■ DIRECTIONS: Gather the lines that hold the string "matplotlib".

[Start of DATA SHOWN]

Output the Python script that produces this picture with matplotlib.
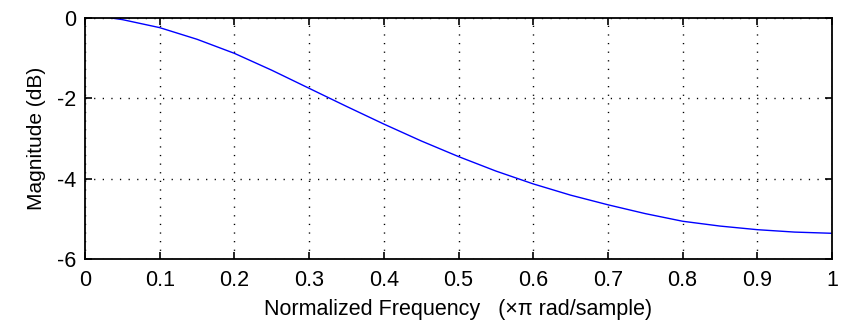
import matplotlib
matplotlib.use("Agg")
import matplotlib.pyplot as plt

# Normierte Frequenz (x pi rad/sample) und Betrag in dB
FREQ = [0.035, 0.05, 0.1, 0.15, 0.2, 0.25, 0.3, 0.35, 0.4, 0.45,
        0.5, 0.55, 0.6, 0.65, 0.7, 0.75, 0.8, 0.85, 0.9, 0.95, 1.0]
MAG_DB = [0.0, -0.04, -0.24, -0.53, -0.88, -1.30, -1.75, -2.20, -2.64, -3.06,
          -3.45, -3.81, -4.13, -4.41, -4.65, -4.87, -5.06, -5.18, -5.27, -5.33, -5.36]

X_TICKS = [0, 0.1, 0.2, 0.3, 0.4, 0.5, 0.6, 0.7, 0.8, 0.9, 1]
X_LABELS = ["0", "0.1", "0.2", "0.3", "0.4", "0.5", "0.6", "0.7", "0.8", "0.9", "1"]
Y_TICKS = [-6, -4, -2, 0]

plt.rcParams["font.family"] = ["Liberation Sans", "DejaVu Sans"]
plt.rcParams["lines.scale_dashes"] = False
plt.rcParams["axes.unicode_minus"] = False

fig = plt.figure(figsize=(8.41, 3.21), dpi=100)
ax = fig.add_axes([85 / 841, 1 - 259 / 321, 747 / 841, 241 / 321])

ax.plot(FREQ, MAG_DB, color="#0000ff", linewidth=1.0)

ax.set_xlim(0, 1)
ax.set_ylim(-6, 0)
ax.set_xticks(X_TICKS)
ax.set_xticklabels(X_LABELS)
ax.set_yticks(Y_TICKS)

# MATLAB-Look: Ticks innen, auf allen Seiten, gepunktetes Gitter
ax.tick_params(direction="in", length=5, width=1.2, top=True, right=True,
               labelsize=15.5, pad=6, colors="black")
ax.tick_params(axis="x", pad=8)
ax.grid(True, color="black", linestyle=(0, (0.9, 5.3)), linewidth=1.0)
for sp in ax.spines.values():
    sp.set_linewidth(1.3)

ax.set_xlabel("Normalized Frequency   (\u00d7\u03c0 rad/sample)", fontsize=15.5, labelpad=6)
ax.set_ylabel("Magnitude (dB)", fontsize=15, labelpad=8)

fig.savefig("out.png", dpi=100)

[End of DATA SHOWN]

■ IN RESPONSE:
Output the Python script that produces this picture with matplotlib.
import matplotlib
matplotlib.use("Agg")
import matplotlib.pyplot as plt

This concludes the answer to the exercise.